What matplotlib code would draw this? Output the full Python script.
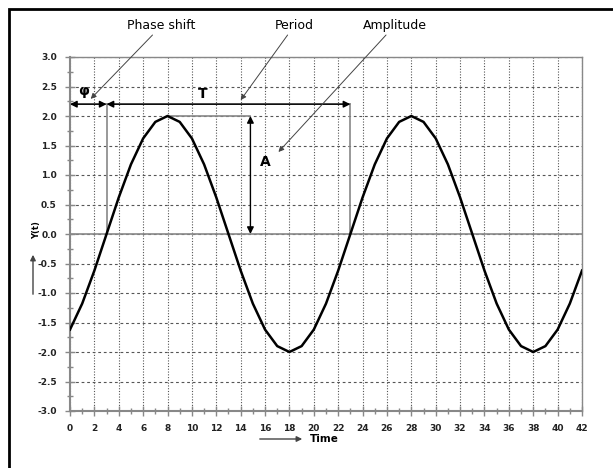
import matplotlib
matplotlib.use('Agg')
import matplotlib.pyplot as plt
from matplotlib.patches import Rectangle, FancyArrowPatch
from matplotlib.ticker import MultipleLocator

# ── Data ──────────────────────────────────────────────────────────────────────
time = list(range(0, 43))
y_t = [-1.62, -1.18, -0.62, 0.00, 0.62, 1.18, 1.62, 1.90, 2.00, 1.90,
       1.62, 1.18, 0.62, 0.00, -0.62, -1.18, -1.62, -1.90, -2.00, -1.90,
       -1.62, -1.18, -0.62, 0.00, 0.62, 1.18, 1.62, 1.90, 2.00, 1.90,
       1.62, 1.18, 0.62, 0.00, -0.62, -1.18, -1.62, -1.90, -2.00, -1.90,
       -1.62, -1.18, -0.62]
x_ticks = list(range(0, 43, 2))
y_ticks = [-3.0, -2.5, -2.0, -1.5, -1.0, -0.5, 0.0, 0.5, 1.0, 1.5, 2.0, 2.5, 3.0]

phase = 3        # start of the first period
period_end = 23  # end of the first period
peak_t = 8
amp = 2.0
amp_x = 14.8
bar_y = 2.2

GRID = '#555555'
AXC = '#888888'

fig = plt.figure(figsize=(6.13, 4.68), dpi=100)
fig.patch.set_facecolor('white')

# outer frame
fig.patches.append(Rectangle((9 / 613, -0.05), 1.1, 1 - 9 / 468 + 0.05,
                             transform=fig.transFigure, fill=False,
                             edgecolor='black', linewidth=2))

ax = fig.add_axes([70 / 613, 57 / 468, 512 / 613, 354 / 468])
ax.set_xlim(0, 42)
ax.set_ylim(-3, 3)
ax.set_xticks(x_ticks)
ax.set_yticks(y_ticks)
ax.set_xticklabels([str(v) for v in x_ticks], fontsize=6.5, fontweight='bold', color='#222222')
ax.set_yticklabels([f"{v:.1f}" for v in y_ticks], fontsize=6.5, fontweight='bold', color='#222222')
ax.xaxis.set_minor_locator(MultipleLocator(1))
ax.yaxis.set_minor_locator(MultipleLocator(0.25))
ax.tick_params(which='major', direction='inout', length=7, width=1, color=AXC, pad=6)
ax.tick_params(which='minor', direction='inout', length=4, width=1, color=AXC)
for s in ax.spines.values():
    s.set_color(AXC)
    s.set_linewidth(1)
ax.spines['left'].set_linewidth(1.5)
ax.spines['bottom'].set_linewidth(1.5)

ax.grid(axis='y', which='major', color=GRID, linestyle=(0, (2.5, 2.5)), linewidth=0.8)
ax.grid(axis='x', which='major', color=GRID, linestyle=(0, (1, 1.5)), linewidth=0.8)
ax.axhline(0, color=AXC, linewidth=1.2)

ax.plot(time, y_t, color='black', linewidth=1.8, zorder=5)

# construction lines
ax.plot([phase, phase], [0, bar_y], color=AXC, linewidth=1.2)
ax.plot([period_end, period_end], [0, bar_y], color=AXC, linewidth=1.2)
ax.plot([peak_t, amp_x], [amp, amp], color=AXC, linewidth=1.2)
ax.plot([0, period_end], [bar_y, bar_y], color=AXC, linewidth=1.2)

dbl = dict(arrowstyle='<|-|>', color='black', lw=1.0, mutation_scale=10, shrinkA=0, shrinkB=0)
ax.annotate('', xy=(0, bar_y), xytext=(phase, bar_y), arrowprops=dbl)
ax.annotate('', xy=(phase, bar_y), xytext=(period_end, bar_y), arrowprops=dbl)
ax.annotate('', xy=(amp_x, amp), xytext=(amp_x, 0), arrowprops=dbl)

ax.text(1.1, 2.42, 'φ', fontsize=10, fontweight='bold', ha='center', va='center')
ax.text(10.9, 2.38, 'T', fontsize=10, fontweight='bold', ha='center', va='center')
ax.text(16.0, 1.22, 'A', fontsize=10, fontweight='bold', ha='center', va='center')

# callouts
call = dict(arrowstyle='-|>', color='#444444', lw=0.7, mutation_scale=8, shrinkA=0, shrinkB=0)
for label, tip, txt in [('Phase shift', (1.7, 2.29), (4.7, 3.42)),
                        ('Period', (14.0, 2.27), (16.8, 3.42)),
                        ('Amplitude', (17.1, 1.39), (24.0, 3.42))]:
    ax.annotate(label, xy=tip, xytext=txt, fontsize=9,
                ha='left', va='bottom', arrowprops=call, annotation_clip=False)

# axis names with arrows
fig.text(37 / 613, 1 - 230 / 468, 'Y(t)', rotation=90, fontsize=6, fontweight='bold',
         ha='center', va='center')
fig.patches.append(FancyArrowPatch(
    (33 / 613, 1 - 297 / 468), (33 / 613, 1 - 252 / 468), transform=fig.transFigure,
    arrowstyle='-|>', mutation_scale=8, color='#444444', lw=1))
fig.text(310 / 613, 1 - 439 / 468, 'Time', fontsize=7.5, fontweight='bold',
         ha='left', va='center')
fig.patches.append(FancyArrowPatch(
    (257 / 613, 1 - 439 / 468), (305 / 613, 1 - 439 / 468), transform=fig.transFigure,
    arrowstyle='-|>', mutation_scale=8, color='#444444', lw=1))

plt.savefig('out.png', dpi=100)
plt.close()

→ Given instruction
Up to and including the line with "edgecolor='black', linewidth=2))", copy the data above from its first line. Skip pictures.

→ Exercise result
What matplotlib code would draw this? Output the full Python script.
import matplotlib
matplotlib.use('Agg')
import matplotlib.pyplot as plt
from matplotlib.patches import Rectangle, FancyArrowPatch
from matplotlib.ticker import MultipleLocator

# ── Data ──────────────────────────────────────────────────────────────────────
time = list(range(0, 43))
y_t = [-1.62, -1.18, -0.62, 0.00, 0.62, 1.18, 1.62, 1.90, 2.00, 1.90,
       1.62, 1.18, 0.62, 0.00, -0.62, -1.18, -1.62, -1.90, -2.00, -1.90,
       -1.62, -1.18, -0.62, 0.00, 0.62, 1.18, 1.62, 1.90, 2.00, 1.90,
       1.62, 1.18, 0.62, 0.00, -0.62, -1.18, -1.62, -1.90, -2.00, -1.90,
       -1.62, -1.18, -0.62]
x_ticks = list(range(0, 43, 2))
y_ticks = [-3.0, -2.5, -2.0, -1.5, -1.0, -0.5, 0.0, 0.5, 1.0, 1.5, 2.0, 2.5, 3.0]

phase = 3        # start of the first period
period_end = 23  # end of the first period
peak_t = 8
amp = 2.0
amp_x = 14.8
bar_y = 2.2

GRID = '#555555'
AXC = '#888888'

fig = plt.figure(figsize=(6.13, 4.68), dpi=100)
fig.patch.set_facecolor('white')

# outer frame
fig.patches.append(Rectangle((9 / 613, -0.05), 1.1, 1 - 9 / 468 + 0.05,
                             transform=fig.transFigure, fill=False,
                             edgecolor='black', linewidth=2))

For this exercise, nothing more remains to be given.